Without including any images, reproduce each entry exactly.

********************

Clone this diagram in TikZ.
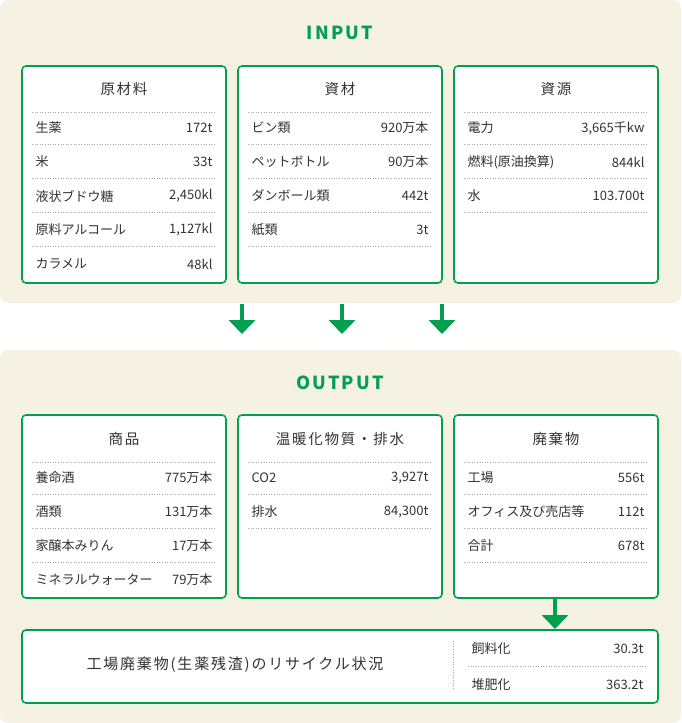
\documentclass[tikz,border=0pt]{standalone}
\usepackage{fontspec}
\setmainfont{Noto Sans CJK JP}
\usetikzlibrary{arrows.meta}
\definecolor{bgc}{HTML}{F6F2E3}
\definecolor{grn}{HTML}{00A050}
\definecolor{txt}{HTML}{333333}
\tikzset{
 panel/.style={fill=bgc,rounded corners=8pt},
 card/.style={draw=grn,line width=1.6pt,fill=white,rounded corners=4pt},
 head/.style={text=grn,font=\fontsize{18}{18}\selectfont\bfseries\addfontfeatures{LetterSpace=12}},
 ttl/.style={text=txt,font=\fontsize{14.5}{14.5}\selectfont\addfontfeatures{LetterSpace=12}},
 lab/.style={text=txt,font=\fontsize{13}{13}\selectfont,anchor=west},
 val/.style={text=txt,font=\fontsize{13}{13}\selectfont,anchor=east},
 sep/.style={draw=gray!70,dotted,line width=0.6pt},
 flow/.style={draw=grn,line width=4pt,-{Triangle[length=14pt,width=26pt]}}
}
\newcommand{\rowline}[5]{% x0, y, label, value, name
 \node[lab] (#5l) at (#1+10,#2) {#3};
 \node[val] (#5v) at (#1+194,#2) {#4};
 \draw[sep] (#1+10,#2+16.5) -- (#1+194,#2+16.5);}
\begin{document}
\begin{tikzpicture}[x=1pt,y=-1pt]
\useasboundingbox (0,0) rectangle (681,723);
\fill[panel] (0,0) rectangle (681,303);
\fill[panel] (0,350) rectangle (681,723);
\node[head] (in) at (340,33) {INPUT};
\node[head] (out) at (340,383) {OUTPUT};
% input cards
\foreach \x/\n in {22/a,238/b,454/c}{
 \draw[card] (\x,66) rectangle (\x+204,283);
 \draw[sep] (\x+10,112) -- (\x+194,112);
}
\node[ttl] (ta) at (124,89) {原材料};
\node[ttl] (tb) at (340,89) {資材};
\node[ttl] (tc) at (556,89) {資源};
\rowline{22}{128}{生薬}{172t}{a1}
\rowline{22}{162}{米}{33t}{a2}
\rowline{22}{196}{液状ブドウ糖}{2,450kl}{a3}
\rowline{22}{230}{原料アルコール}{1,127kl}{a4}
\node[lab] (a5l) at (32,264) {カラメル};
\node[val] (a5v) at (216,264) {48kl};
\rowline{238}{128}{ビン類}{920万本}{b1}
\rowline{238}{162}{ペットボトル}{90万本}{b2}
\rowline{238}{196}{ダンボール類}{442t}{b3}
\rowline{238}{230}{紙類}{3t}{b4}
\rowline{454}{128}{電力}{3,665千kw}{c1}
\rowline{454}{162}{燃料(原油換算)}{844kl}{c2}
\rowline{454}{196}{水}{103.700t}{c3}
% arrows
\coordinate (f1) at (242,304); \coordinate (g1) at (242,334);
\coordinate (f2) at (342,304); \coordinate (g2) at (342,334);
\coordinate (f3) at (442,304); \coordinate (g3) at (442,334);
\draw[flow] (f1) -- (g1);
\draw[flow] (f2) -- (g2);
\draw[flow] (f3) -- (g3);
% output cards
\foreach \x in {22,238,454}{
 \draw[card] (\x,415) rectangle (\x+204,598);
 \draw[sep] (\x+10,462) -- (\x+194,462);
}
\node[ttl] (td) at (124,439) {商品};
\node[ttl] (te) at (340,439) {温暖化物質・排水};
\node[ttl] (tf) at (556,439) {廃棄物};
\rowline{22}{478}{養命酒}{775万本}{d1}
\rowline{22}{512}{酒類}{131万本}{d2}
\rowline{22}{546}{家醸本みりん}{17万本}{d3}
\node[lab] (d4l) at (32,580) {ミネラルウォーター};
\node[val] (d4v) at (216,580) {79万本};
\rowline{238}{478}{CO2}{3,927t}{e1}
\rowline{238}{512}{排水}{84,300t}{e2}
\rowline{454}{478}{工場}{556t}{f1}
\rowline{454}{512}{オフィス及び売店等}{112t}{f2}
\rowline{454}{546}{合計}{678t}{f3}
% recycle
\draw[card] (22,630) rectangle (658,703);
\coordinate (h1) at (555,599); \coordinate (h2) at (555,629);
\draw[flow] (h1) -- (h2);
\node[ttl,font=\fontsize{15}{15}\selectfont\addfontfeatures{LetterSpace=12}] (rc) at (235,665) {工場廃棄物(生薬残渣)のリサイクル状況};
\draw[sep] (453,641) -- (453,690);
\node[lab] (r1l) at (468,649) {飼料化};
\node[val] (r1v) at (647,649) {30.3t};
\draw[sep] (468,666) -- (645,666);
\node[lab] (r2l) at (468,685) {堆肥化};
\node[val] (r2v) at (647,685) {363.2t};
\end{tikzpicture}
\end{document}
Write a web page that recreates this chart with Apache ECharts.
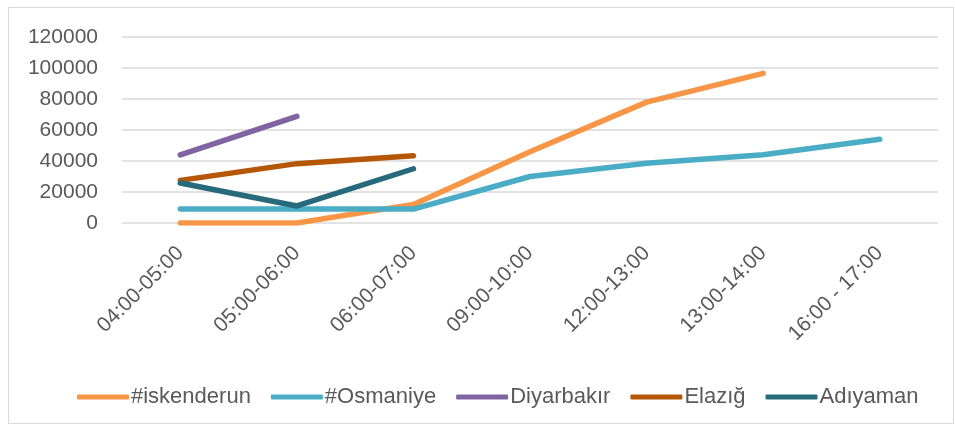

********************

Task result
Clone this diagram in TikZ.
\documentclass[tikz,border=0pt]{standalone}
\usepackage{fontspec}
\setmainfont{Noto Sans CJK JP}
\usetikzlibrary{arrows.meta}
\definecolor{bgc}{HTML}{F6F2E3}
\definecolor{grn}{HTML}{00A050}
\definecolor{txt}{HTML}{333333}
\tikzset{
 panel/.style={fill=bgc,rounded corners=8pt},
 card/.style={draw=grn,line width=1.6pt,fill=white,rounded corners=4pt},
 head/.style={text=grn,font=\fontsize{18}{18}\selectfont\bfseries\addfontfeatures{LetterSpace=12}},
 ttl/.style={text=txt,font=\fontsize{14.5}{14.5}\selectfont\addfontfeatures{LetterSpace=12}},
 lab/.style={text=txt,font=\fontsize{13}{13}\selectfont,anchor=west},
 val/.style={text=txt,font=\fontsize{13}{13}\selectfont,anchor=east},
 sep/.style={draw=gray!70,dotted,line width=0.6pt},
 flow/.style={draw=grn,line width=4pt,-{Triangle[length=14pt,width=26pt]}}
}
\newcommand{\rowline}[5]{% x0, y, label, value, name
 \node[lab] (#5l) at (#1+10,#2) {#3};
 \node[val] (#5v) at (#1+194,#2) {#4};
 \draw[sep] (#1+10,#2+16.5) -- (#1+194,#2+16.5);}
\begin{document}
\begin{tikzpicture}[x=1pt,y=-1pt]
\useasboundingbox (0,0) rectangle (681,723);
\fill[panel] (0,0) rectangle (681,303);
\fill[panel] (0,350) rectangle (681,723);
\node[head] (in) at (340,33) {INPUT};
\node[head] (out) at (340,383) {OUTPUT};
% input cards
\foreach \x/\n in {22/a,238/b,454/c}{
 \draw[card] (\x,66) rectangle (\x+204,283);
 \draw[sep] (\x+10,112) -- (\x+194,112);
}
\node[ttl] (ta) at (124,89) {原材料};
\node[ttl] (tb) at (340,89) {資材};
\node[ttl] (tc) at (556,89) {資源};
\rowline{22}{128}{生薬}{172t}{a1}
\rowline{22}{162}{米}{33t}{a2}
\rowline{22}{196}{液状ブドウ糖}{2,450kl}{a3}
\rowline{22}{230}{原料アルコール}{1,127kl}{a4}
\node[lab] (a5l) at (32,264) {カラメル};
\node[val] (a5v) at (216,264) {48kl};
\rowline{238}{128}{ビン類}{920万本}{b1}
\rowline{238}{162}{ペットボトル}{90万本}{b2}
\rowline{238}{196}{ダンボール類}{442t}{b3}
\rowline{238}{230}{紙類}{3t}{b4}
\rowline{454}{128}{電力}{3,665千kw}{c1}
\rowline{454}{162}{燃料(原油換算)}{844kl}{c2}
\rowline{454}{196}{水}{103.700t}{c3}
% arrows
\coordinate (f1) at (242,304); \coordinate (g1) at (242,334);
\coordinate (f2) at (342,304); \coordinate (g2) at (342,334);
\coordinate (f3) at (442,304); \coordinate (g3) at (442,334);
\draw[flow] (f1) -- (g1);
\draw[flow] (f2) -- (g2);
\draw[flow] (f3) -- (g3);
% output cards
\foreach \x in {22,238,454}{
 \draw[card] (\x,415) rectangle (\x+204,598);
 \draw[sep] (\x+10,462) -- (\x+194,462);
}
\node[ttl] (td) at (124,439) {商品};
\node[ttl] (te) at (340,439) {温暖化物質・排水};
\node[ttl] (tf) at (556,439) {廃棄物};
\rowline{22}{478}{養命酒}{775万本}{d1}
\rowline{22}{512}{酒類}{131万本}{d2}
\rowline{22}{546}{家醸本みりん}{17万本}{d3}
\node[lab] (d4l) at (32,580) {ミネラルウォーター};
\node[val] (d4v) at (216,580) {79万本};
\rowline{238}{478}{CO2}{3,927t}{e1}
\rowline{238}{512}{排水}{84,300t}{e2}
\rowline{454}{478}{工場}{556t}{f1}
\rowline{454}{512}{オフィス及び売店等}{112t}{f2}
\rowline{454}{546}{合計}{678t}{f3}
% recycle
\draw[card] (22,630) rectangle (658,703);
\coordinate (h1) at (555,599); \coordinate (h2) at (555,629);
\draw[flow] (h1) -- (h2);
\node[ttl,font=\fontsize{15}{15}\selectfont\addfontfeatures{LetterSpace=12}] (rc) at (235,665) {工場廃棄物(生薬残渣)のリサイクル状況};
\draw[sep] (453,641) -- (453,690);
\node[lab] (r1l) at (468,649) {飼料化};
\node[val] (r1v) at (647,649) {30.3t};
\draw[sep] (468,666) -- (645,666);
\node[lab] (r2l) at (468,685) {堆肥化};
\node[val] (r2v) at (647,685) {363.2t};
\end{tikzpicture}
\end{document}
Write a web page that recreates this chart with Apache ECharts.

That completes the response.